Much more efficiently, too. In its first Seattle-based store, Amazon has only used a tenth of the floor area previously covered by Barnes and Noble but has only stocked books that cater to local interests, as measured by Amazon’s flagship website. Everything in the store appears to be relatively discounted compared to competitors.

By having a physical store, Amazon can reduce its delivery cost while also promoting faster delivery. Customers would be in a position to handpick their goods whenever they wanted. The physical store could also act as a warehouse, which would store some of the faster moving goods promoting quick delivery and ultimately resulting in more sales.

Increasing Competitiveness

If Amazon can embrace the model used in setting up its Seattle bookstores, it would certainly turn up the heat on competition with local bookstores. The bookstore itself incurs relatively low operational cost. If Amazon can maintain a low price in their physical stores, this would make them more competitive giving them an edge on the other 90% of the global market.

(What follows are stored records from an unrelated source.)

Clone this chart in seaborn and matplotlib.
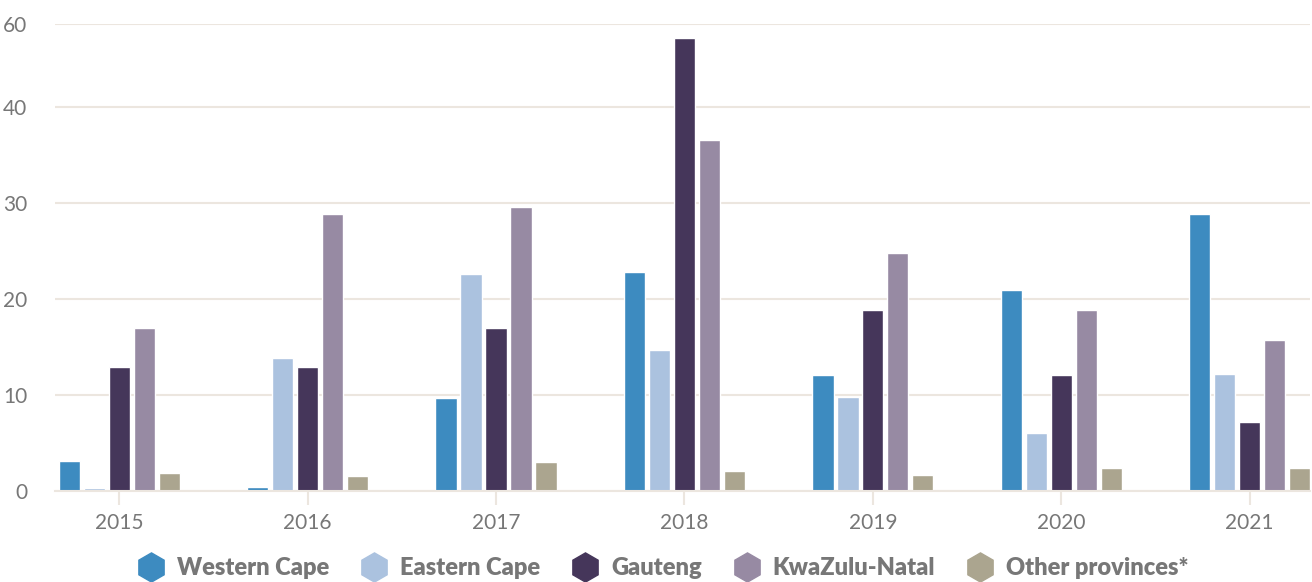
import matplotlib
matplotlib.use("Agg")
import matplotlib.pyplot as plt
from matplotlib.lines import Line2D
import numpy as np
import pandas as pd
import seaborn as sns

years = ["2015", "2016", "2017", "2018", "2019", "2020", "2021"]
provinces = ["Western Cape", "Eastern Cape", "Gauteng", "KwaZulu-Natal", "Other provinces*"]
western_cape = [3.1, 0.4, 9.7, 22.8, 12.1, 20.9, 28.8]
eastern_cape = [0.3, 13.8, 22.6, 14.7, 9.8, 6.0, 12.2]
gauteng = [12.9, 12.9, 17.0, 56.6, 18.8, 12.1, 7.2]
kwazulu_natal = [17.0, 28.8, 29.6, 36.5, 24.8, 18.8, 15.7]
other = [1.9, 1.6, 3.0, 2.1, 1.7, 2.4, 2.4]
y_ticks = [0, 10, 20, 30, 40, 60]

colors = ["#3d8bc0", "#abc2df", "#45365a", "#978aa3", "#aba58f"]

series = [western_cape, eastern_cape, gauteng, kwazulu_natal, other]
df = pd.DataFrame(
    [(y, p, v) for p, vals in zip(provinces, series) for y, v in zip(years, vals)],
    columns=["year", "province", "value"],
)

# axis above 40 is compressed in the original chart
K = 0.43


def fwd(v):
    v = np.asarray(v, dtype=float)
    return np.where(v <= 40, v, 40 + (v - 40) * K)


def inv(v):
    v = np.asarray(v, dtype=float)
    return np.where(v <= 40, v, 40 + (v - 40) / K)


sns.set_theme(style="white")
plt.rcParams["font.family"] = ["Lato", "DejaVu Sans"]

fig = plt.figure(figsize=(13.12, 5.82), dpi=100)
ax = fig.add_axes([0.042, 0.1564, 0.9565, 0.8024])

sns.barplot(data=df, x="year", y="value", hue="province", palette=colors,
            width=0.663, gap=0.15, saturation=1, legend=False, ax=ax)

ax.set_yscale("function", functions=(fwd, inv))
ax.set_ylim(0, 60)
ax.set_yticks(y_ticks)
ax.set_yticklabels([str(t) for t in y_ticks])
ax.set_xlim(-0.34, 6.32)
ax.set_xlabel("")
ax.set_ylabel("")

grid_color = "#ece6df"
ax.yaxis.grid(True, color=grid_color, linewidth=1.5)
ax.set_axisbelow(True)
for s in ["left", "right", "top"]:
    ax.spines[s].set_visible(False)
ax.spines["bottom"].set_color(grid_color)
ax.spines["bottom"].set_linewidth(1.5)

ax.tick_params(axis="y", length=0, pad=20, labelsize=15, labelcolor="#777777")
ax.tick_params(axis="x", length=10, width=1.5, color=grid_color, pad=6,
               labelsize=15, labelcolor="#777777", bottom=True)

handles = [Line2D([0], [0], marker="h", linestyle="none", markersize=21,
                  markerfacecolor=c, markeredgecolor=c) for c in colors]
leg = fig.legend(handles, provinces, loc="center", bbox_to_anchor=(0.505, 0.024),
                 ncol=5, frameon=False, handlelength=1.2, handletextpad=0.5,
                 columnspacing=1.3, prop={"size": 17, "weight": "heavy"})
for t in leg.get_texts():
    t.set_color("#777777")

fig.savefig("out.png", dpi=100)
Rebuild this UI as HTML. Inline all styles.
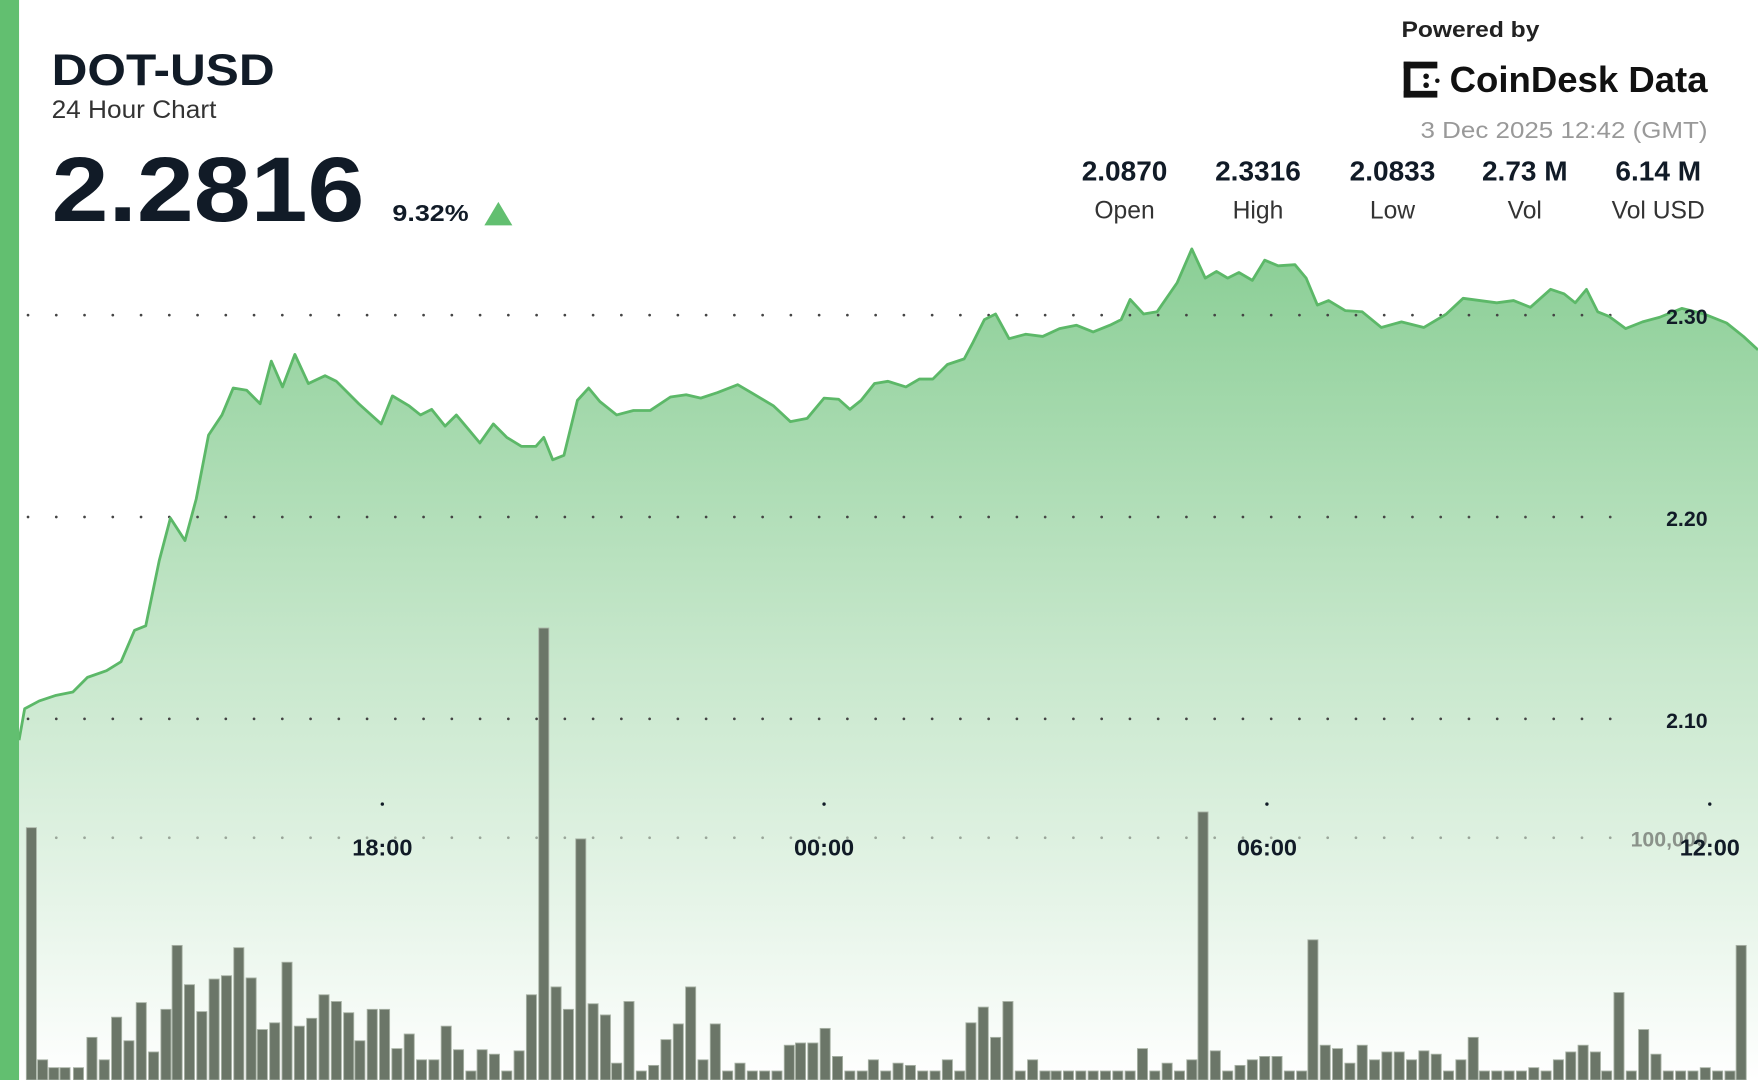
<!DOCTYPE html>
<html><head><meta charset="utf-8"><style>
html,body{margin:0;padding:0;background:#fff;}
svg{display:block;}
text{font-family:"Liberation Sans",sans-serif;}
</style></head><body>
<svg id="s" width="1758" height="1080" viewBox="0 0 1568 963" preserveAspectRatio="none" xmlns="http://www.w3.org/2000/svg">
<defs>
<linearGradient id="fill" x1="0" y1="220" x2="0" y2="963" gradientUnits="userSpaceOnUse">
<stop offset="0" stop-color="#80ca8c" stop-opacity="0.92"/>
<stop offset="0.5" stop-color="#c2e5c7" stop-opacity="0.9"/>
<stop offset="1" stop-color="#ffffff" stop-opacity="1"/>
</linearGradient>
</defs>
<rect width="1568" height="963" fill="#fff"/>
<path id="area" fill="url(#fill)"/>
<g id="grid"></g>
<g id="bars"></g>
<path id="line" fill="none" stroke="#5cb868" stroke-width="2.5" stroke-linejoin="round"/>
<rect x="0" y="0" width="17" height="963" fill="#62bf70"/>
<g fill="#111b27" font-weight="bold" font-size="19" text-anchor="end">
<text x="1523" y="289">2.30</text><text x="1523" y="469">2.20</text><text x="1523" y="649">2.10</text>
</g>
<text x="1523" y="755" text-anchor="end" font-size="19" font-weight="bold" fill="#8a928a">100,000</text>
<g fill="#111b27" font-weight="bold" font-size="21" text-anchor="middle">
<text x="341" y="763">18:00</text><text x="735" y="763">00:00</text><text x="1130" y="763">06:00</text><text x="1525" y="763">12:00</text>
</g>
<g fill="#111b27"><circle cx="341" cy="717" r="1.5"/><circle cx="735" cy="717" r="1.5"/><circle cx="1130" cy="717" r="1.5"/><circle cx="1525" cy="717" r="1.5"/></g>
<text x="46" y="76" font-size="40" font-weight="bold" fill="#111b27" textLength="199" lengthAdjust="spacingAndGlyphs">DOT-USD</text>
<text x="46" y="105" font-size="22" fill="#333" textLength="147" lengthAdjust="spacingAndGlyphs">24 Hour Chart</text>
<text x="46" y="197" font-size="82" font-weight="bold" fill="#111b27" textLength="279" lengthAdjust="spacingAndGlyphs">2.2816</text>
<text x="350" y="197" font-size="21" font-weight="bold" fill="#111b27" textLength="68" lengthAdjust="spacingAndGlyphs">9.32%</text>
<polygon points="432,201 457,201 444.5,180" fill="#62bf70"/>
<text x="1250" y="33" font-size="20" font-weight="bold" fill="#222" textLength="123" lengthAdjust="spacingAndGlyphs">Powered by</text>
<g fill="#111">
<rect x="1252" y="55" width="6" height="32"/><rect x="1252" y="55" width="30" height="6"/><rect x="1252" y="81" width="30" height="6"/>
<circle cx="1272" cy="68" r="2.5"/><circle cx="1272" cy="76" r="2.5"/><circle cx="1282" cy="72" r="2"/>
</g>
<text x="1293" y="82" font-size="32" font-weight="bold" fill="#111" textLength="230" lengthAdjust="spacingAndGlyphs">CoinDesk Data</text>
<text x="1523" y="123" text-anchor="end" font-size="21" fill="#999" textLength="256" lengthAdjust="spacingAndGlyphs">3 Dec 2025 12:42 (GMT)</text>
<g text-anchor="middle" fill="#111b27">
<g font-size="25" font-weight="bold">
<text x="1003" y="161">2.0870</text><text x="1122" y="161">2.3316</text><text x="1242" y="161">2.0833</text><text x="1360" y="161">2.73 M</text><text x="1479" y="161">6.14 M</text></g>
<g font-size="22" fill="#333">
<text x="1003" y="195">Open</text><text x="1122" y="195">High</text><text x="1242" y="195">Low</text><text x="1360" y="195">Vol</text><text x="1479" y="195">Vol USD</text></g>
</g>
</svg>
<script>
var P=[17,660,22,632,35,625,50,620,65,617,78,604,95,598,108,590,120,562,130,558,142,500,152,462,165,482,175,445,186,388,198,370,208,346,220,348,232,360,242,322,252,345,263,316,275,342,290,335,300,340,320,360,340,378,350,353,365,362,375,370,385,365,397,380,407,370,418,383,428,395,440,378,452,390,465,398,478,398,485,390,493,410,503,406,515,357,525,346,535,358,550,370,565,366,580,366,598,354,612,352,625,355,640,350,658,343,670,350,690,362,705,376,720,373,735,355,748,356,758,365,768,357,780,342,792,340,808,345,820,338,832,338,845,325,860,320,868,305,878,285,888,280,900,302,915,298,930,300,945,293,960,290,975,296,990,290,1000,285,1008,267,1020,280,1032,278,1050,252,1063,222,1075,248,1085,242,1095,248,1105,243,1117,250,1128,232,1140,237,1155,236,1165,248,1175,272,1185,268,1200,277,1215,278,1232,292,1250,287,1270,292,1290,280,1305,266,1320,268,1335,270,1350,268,1365,274,1383,258,1395,262,1405,270,1415,258,1425,278,1435,282,1450,293,1465,287,1480,283,1500,275,1520,280,1540,288,1555,300,1568,312];
var d="";for(var i=0;i<P.length;i+=2)d+=(i?"L":"M")+P[i]+","+P[i+1];
document.getElementById("line").setAttribute("d",d);
document.getElementById("area").setAttribute("d",d+"L1568,963L17,963Z");
var g=document.getElementById("grid"),h="";
[281,461,641,747].forEach(function(y){for(var x=25;x<1460;x+=25.2)h+='<circle cx="'+x+'" cy="'+y+'" r="1.2" fill="'+(y==747?'#9aa69a':'#444')+'"/>';});
g.innerHTML=h;
var B=[28,738,38,945,48,952,58,952,70,952,82,925,93,945,104,907,115,928,126,894,137,938,148,900,158,843,169,878,180,902,191,873,202,870,213,845,224,872,234,918,245,912,256,858,267,915,278,908,289,887,300,893,311,903,321,928,332,900,343,900,354,935,365,922,376,945,387,945,398,915,409,936,420,955,430,936,441,940,452,955,463,937,474,887,485,560,496,880,507,900,518,748,529,895,540,905,550,948,561,893,572,955,583,950,594,927,605,913,616,880,627,945,638,913,649,955,660,948,671,955,682,955,693,955,704,932,714,930,725,930,736,917,747,942,758,955,769,955,779,945,790,955,801,948,812,950,823,955,834,955,845,945,856,955,866,912,877,898,888,925,899,893,910,955,921,945,932,955,942,955,953,955,964,955,975,955,986,955,997,955,1008,955,1019,935,1030,955,1041,948,1052,955,1063,945,1073,724,1084,937,1095,955,1106,950,1117,945,1128,942,1139,942,1150,955,1161,955,1171,838,1182,932,1193,935,1204,948,1215,932,1226,945,1237,938,1248,938,1259,945,1270,937,1281,940,1292,955,1303,945,1314,925,1324,955,1335,955,1346,955,1357,955,1368,952,1379,955,1390,945,1401,938,1412,932,1423,938,1433,955,1444,885,1455,955,1466,918,1477,940,1488,955,1499,955,1510,955,1521,952,1532,955,1543,955,1553,843];
var b="";for(var j=0;j<B.length;j+=2)b+='<rect x="'+(B[j]-4.5)+'" y="'+B[j+1]+'" width="9" height="'+(963-B[j+1])+'" fill="#6b7668" stroke="#a9b3a6" stroke-width="0.8"/>';
document.getElementById("bars").innerHTML=b;
</script>
</body></html>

Sandeep Mathrani, CEO of Chicago-based General Growth Properties, stated that Amazon planned to open 300 to 400 physical bookstores. This statement and previous speculation about Amazon’s willingness to open up several bookstores have sparked debate and speculation regarding Amazon’s intentions. Amazon opened its first physical bookstore in Seattle in 2015. The store has recorded great success, and this might have an influence on a decision whether to opening up more physical stores.

Amazon is looking to invest heavily in these stores if the first few are successful. The question is, does Amazon have the experience to run a brick and mortar empire? It’s not the same thing as running an e-commerce business.